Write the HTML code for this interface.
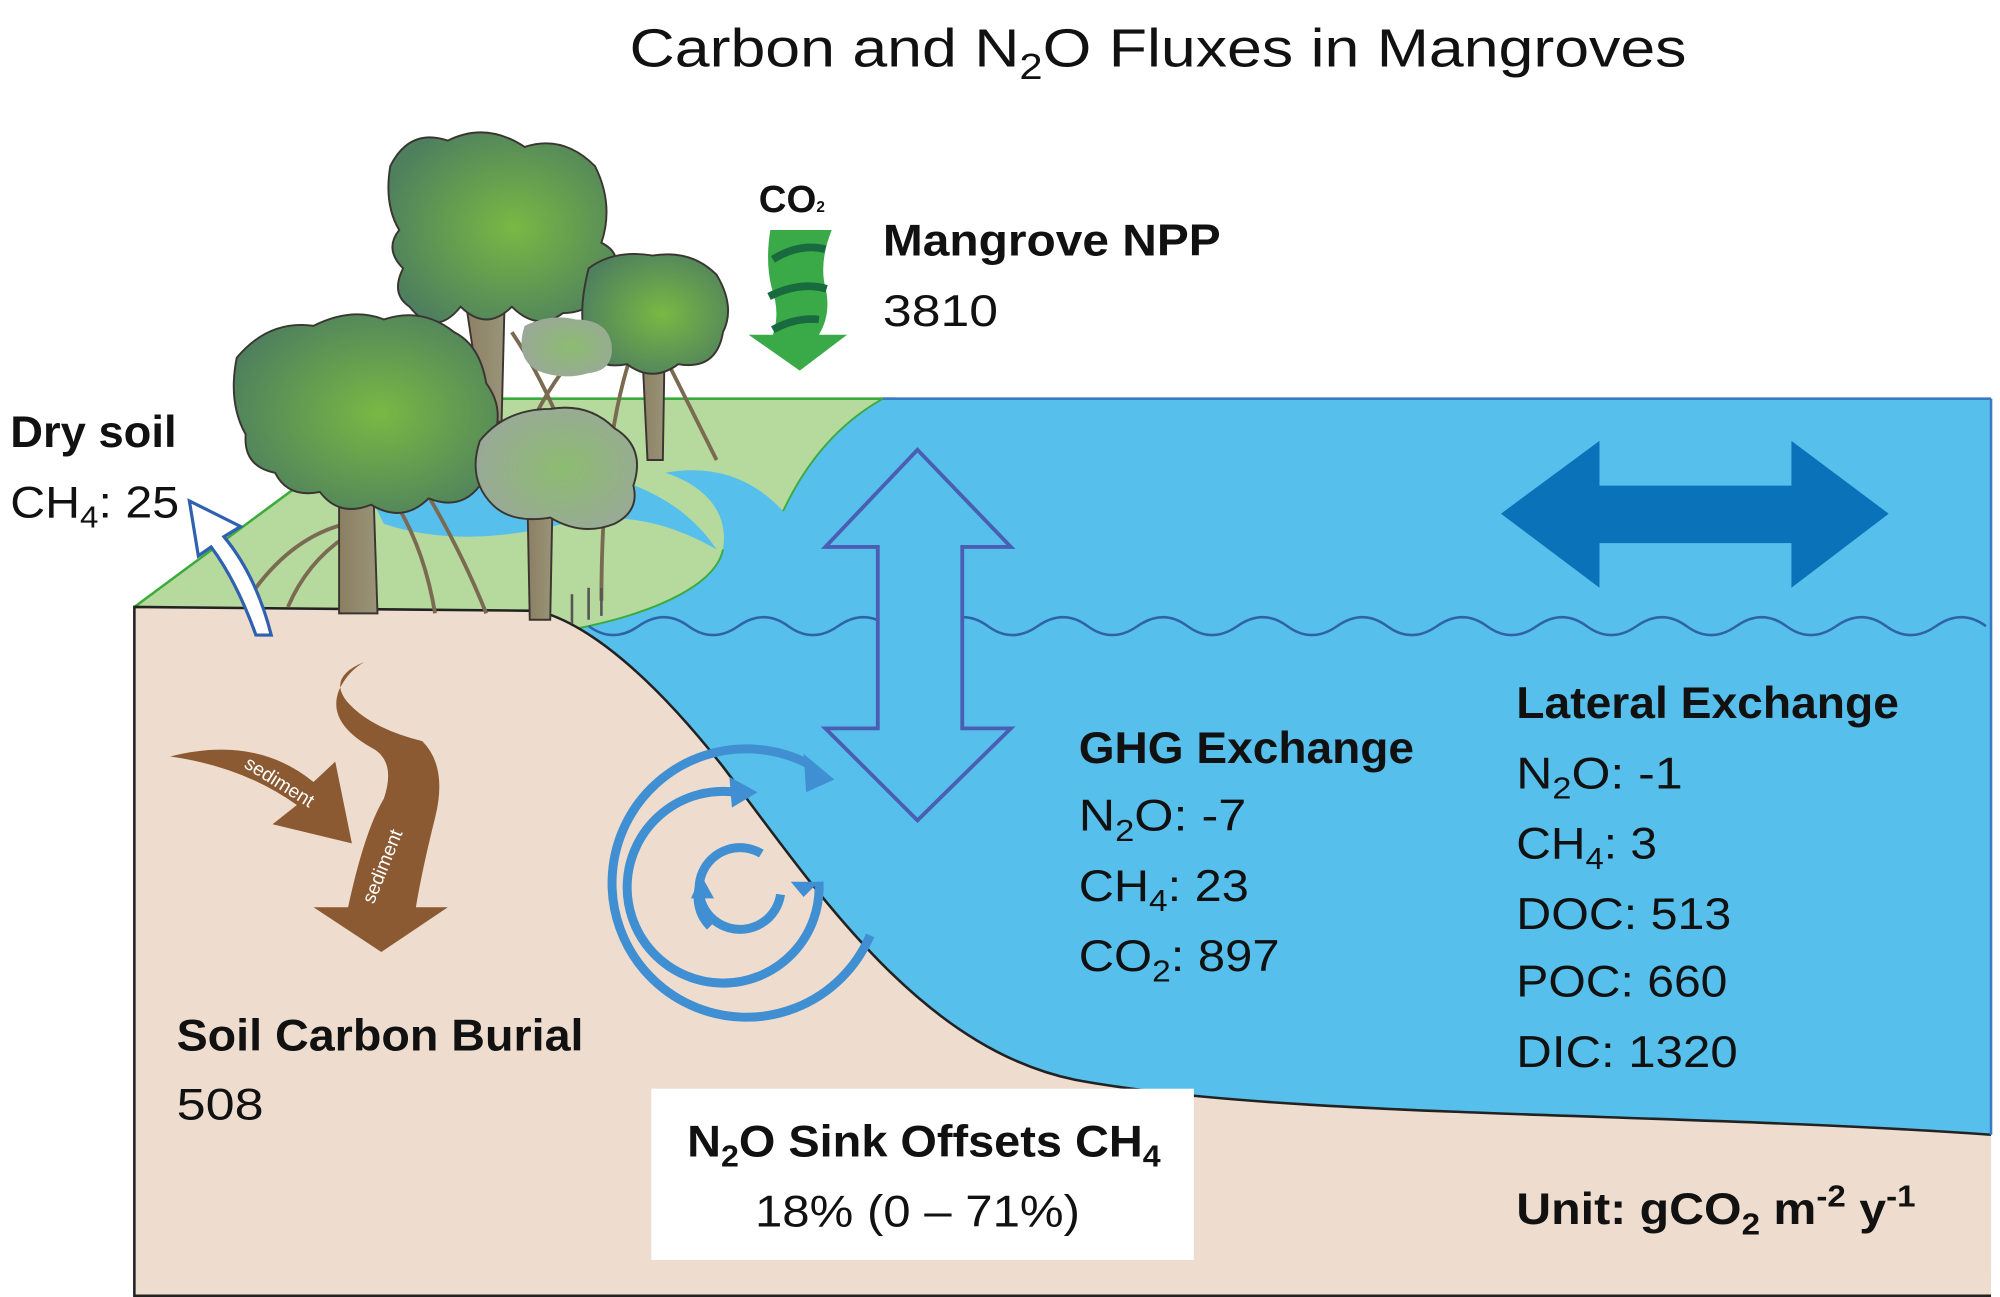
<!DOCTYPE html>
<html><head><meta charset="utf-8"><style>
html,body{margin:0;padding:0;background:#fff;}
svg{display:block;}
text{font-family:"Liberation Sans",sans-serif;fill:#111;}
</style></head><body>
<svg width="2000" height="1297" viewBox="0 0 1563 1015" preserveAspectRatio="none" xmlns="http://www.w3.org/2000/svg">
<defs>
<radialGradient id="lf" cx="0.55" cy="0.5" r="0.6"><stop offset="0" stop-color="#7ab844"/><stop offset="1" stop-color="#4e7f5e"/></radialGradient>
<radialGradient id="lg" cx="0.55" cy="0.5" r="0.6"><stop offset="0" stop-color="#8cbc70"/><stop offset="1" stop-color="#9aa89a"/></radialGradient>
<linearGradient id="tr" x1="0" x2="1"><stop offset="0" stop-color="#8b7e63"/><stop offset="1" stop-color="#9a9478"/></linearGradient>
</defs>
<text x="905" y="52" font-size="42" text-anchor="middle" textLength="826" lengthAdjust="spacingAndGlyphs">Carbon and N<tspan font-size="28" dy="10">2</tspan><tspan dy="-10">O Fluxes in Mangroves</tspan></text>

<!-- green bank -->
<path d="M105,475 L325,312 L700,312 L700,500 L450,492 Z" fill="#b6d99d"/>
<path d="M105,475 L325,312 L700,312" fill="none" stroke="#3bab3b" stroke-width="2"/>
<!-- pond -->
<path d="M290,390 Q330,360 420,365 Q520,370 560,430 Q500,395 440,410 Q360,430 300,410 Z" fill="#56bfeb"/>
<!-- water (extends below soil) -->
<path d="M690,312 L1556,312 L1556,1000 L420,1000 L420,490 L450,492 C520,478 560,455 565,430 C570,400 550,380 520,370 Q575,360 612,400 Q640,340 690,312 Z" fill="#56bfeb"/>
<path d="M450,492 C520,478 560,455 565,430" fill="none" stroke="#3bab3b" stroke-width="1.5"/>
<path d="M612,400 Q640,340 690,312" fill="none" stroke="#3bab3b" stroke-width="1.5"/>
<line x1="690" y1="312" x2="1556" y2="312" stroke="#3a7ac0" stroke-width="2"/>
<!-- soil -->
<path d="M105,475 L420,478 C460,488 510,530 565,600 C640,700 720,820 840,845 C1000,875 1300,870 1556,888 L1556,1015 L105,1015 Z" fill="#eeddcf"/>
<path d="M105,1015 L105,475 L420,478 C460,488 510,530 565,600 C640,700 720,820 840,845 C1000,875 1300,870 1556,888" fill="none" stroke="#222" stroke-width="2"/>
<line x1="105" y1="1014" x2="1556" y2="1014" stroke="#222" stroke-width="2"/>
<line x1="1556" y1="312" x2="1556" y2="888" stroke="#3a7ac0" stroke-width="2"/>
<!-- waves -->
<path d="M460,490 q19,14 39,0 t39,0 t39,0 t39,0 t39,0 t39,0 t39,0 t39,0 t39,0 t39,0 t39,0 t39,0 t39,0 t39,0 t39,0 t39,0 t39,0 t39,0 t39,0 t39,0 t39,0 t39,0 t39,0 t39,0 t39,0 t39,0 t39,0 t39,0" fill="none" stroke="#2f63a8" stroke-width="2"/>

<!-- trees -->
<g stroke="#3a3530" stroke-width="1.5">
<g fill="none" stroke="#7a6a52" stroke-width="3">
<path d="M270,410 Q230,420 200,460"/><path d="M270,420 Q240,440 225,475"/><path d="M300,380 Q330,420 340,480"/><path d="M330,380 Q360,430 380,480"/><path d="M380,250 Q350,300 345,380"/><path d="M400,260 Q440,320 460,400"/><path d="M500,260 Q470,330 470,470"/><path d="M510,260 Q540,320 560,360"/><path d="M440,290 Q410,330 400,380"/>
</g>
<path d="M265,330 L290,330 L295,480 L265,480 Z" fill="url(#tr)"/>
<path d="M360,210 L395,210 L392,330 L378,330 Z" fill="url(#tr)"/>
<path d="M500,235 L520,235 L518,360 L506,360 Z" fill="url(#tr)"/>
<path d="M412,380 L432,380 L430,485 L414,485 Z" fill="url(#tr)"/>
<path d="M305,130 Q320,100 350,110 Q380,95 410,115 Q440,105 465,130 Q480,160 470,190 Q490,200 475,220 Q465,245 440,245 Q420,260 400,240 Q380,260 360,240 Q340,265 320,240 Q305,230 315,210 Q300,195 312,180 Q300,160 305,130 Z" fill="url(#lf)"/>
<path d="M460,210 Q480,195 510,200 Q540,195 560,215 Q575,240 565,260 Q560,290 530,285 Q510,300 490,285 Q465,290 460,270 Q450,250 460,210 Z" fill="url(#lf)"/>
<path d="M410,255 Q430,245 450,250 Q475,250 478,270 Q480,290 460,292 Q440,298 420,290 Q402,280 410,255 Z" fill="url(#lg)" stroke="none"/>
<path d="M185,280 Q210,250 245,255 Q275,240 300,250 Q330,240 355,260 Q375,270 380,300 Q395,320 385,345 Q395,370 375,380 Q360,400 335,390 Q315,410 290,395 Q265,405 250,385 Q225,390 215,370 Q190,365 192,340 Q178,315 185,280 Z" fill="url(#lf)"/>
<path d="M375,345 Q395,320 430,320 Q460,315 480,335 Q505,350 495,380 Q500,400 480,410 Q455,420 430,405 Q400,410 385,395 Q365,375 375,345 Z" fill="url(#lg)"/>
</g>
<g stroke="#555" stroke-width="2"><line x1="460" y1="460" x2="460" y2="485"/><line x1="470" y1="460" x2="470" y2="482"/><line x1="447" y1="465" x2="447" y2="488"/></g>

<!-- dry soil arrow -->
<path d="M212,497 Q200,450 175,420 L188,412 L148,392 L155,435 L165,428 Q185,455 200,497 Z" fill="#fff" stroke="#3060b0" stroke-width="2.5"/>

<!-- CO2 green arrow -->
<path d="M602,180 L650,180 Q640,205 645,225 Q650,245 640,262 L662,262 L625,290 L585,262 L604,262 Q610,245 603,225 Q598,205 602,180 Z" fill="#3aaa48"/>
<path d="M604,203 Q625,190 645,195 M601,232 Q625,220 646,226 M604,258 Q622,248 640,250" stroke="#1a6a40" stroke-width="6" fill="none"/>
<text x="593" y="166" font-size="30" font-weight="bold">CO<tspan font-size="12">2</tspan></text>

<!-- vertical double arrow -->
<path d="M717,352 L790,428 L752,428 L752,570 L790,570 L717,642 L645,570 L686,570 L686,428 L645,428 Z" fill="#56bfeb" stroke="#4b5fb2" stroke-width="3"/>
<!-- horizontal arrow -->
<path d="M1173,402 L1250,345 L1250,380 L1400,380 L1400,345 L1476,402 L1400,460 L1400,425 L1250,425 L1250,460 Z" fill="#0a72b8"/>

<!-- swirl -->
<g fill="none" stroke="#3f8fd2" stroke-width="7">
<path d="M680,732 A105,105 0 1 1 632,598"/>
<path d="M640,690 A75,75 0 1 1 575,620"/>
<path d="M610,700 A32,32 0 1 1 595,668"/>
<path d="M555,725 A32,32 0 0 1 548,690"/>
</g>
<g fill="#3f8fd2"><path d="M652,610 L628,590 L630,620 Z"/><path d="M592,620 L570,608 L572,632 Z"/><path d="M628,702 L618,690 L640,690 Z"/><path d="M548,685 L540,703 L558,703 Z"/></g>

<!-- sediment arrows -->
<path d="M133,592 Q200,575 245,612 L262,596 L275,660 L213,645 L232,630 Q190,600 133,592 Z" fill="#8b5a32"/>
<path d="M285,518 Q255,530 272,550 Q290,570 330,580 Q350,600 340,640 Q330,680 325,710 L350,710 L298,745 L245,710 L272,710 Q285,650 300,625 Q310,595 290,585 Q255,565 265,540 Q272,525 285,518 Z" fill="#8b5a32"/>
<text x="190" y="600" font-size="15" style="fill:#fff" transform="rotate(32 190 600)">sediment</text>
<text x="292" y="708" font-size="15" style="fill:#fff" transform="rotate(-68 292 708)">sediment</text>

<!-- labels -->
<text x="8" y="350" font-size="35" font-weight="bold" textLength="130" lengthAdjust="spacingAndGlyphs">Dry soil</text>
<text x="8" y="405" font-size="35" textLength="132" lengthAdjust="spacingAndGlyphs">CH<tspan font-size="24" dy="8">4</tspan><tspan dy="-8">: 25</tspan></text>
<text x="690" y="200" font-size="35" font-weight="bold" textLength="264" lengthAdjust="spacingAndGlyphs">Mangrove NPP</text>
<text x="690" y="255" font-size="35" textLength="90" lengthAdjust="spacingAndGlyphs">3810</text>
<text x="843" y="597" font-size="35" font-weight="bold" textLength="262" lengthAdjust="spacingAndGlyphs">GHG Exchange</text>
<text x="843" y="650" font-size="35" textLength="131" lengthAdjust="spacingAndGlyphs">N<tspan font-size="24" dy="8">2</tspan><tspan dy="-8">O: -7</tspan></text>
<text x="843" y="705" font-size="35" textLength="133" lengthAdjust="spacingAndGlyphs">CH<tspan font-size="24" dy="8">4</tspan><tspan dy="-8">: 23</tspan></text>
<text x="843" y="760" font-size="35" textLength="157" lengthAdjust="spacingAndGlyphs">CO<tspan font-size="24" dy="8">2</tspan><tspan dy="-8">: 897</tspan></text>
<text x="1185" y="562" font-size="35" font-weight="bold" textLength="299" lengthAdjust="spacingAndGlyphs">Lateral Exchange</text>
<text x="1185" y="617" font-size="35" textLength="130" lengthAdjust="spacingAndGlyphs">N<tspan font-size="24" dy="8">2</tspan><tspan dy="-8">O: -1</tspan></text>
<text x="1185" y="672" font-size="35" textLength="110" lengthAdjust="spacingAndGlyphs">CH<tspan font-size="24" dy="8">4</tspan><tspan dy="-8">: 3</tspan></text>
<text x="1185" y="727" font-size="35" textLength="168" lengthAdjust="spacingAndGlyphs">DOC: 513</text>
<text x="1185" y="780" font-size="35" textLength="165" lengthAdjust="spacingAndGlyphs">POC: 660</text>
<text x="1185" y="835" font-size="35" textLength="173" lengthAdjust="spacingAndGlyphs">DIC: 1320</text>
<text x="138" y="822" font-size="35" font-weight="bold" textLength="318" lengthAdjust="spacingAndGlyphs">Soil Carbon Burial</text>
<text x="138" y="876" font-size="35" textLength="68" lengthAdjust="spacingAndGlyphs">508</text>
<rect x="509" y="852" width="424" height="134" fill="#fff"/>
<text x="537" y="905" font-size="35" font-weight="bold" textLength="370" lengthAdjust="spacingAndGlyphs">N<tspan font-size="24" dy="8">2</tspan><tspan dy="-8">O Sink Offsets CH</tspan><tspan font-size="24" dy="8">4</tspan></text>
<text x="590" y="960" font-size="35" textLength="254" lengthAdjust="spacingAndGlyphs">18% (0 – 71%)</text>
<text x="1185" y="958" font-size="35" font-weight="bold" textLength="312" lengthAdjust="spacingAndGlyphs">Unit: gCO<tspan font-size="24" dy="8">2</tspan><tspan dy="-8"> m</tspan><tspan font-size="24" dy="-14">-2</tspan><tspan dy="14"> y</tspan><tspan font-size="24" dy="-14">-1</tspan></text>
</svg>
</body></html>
□ □ □ □ □
What is asked =>
The lines from the start of the data through the line that contains "Fluxes in Mangroves</tspan></text>" are to be returned exactly, please, with both ends included and every picture left out.

Output for this task =>
Write the HTML code for this interface.
<!DOCTYPE html>
<html><head><meta charset="utf-8"><style>
html,body{margin:0;padding:0;background:#fff;}
svg{display:block;}
text{font-family:"Liberation Sans",sans-serif;fill:#111;}
</style></head><body>
<svg width="2000" height="1297" viewBox="0 0 1563 1015" preserveAspectRatio="none" xmlns="http://www.w3.org/2000/svg">
<defs>
<radialGradient id="lf" cx="0.55" cy="0.5" r="0.6"><stop offset="0" stop-color="#7ab844"/><stop offset="1" stop-color="#4e7f5e"/></radialGradient>
<radialGradient id="lg" cx="0.55" cy="0.5" r="0.6"><stop offset="0" stop-color="#8cbc70"/><stop offset="1" stop-color="#9aa89a"/></radialGradient>
<linearGradient id="tr" x1="0" x2="1"><stop offset="0" stop-color="#8b7e63"/><stop offset="1" stop-color="#9a9478"/></linearGradient>
</defs>
<text x="905" y="52" font-size="42" text-anchor="middle" textLength="826" lengthAdjust="spacingAndGlyphs">Carbon and N<tspan font-size="28" dy="10">2</tspan><tspan dy="-10">O Fluxes in Mangroves</tspan></text>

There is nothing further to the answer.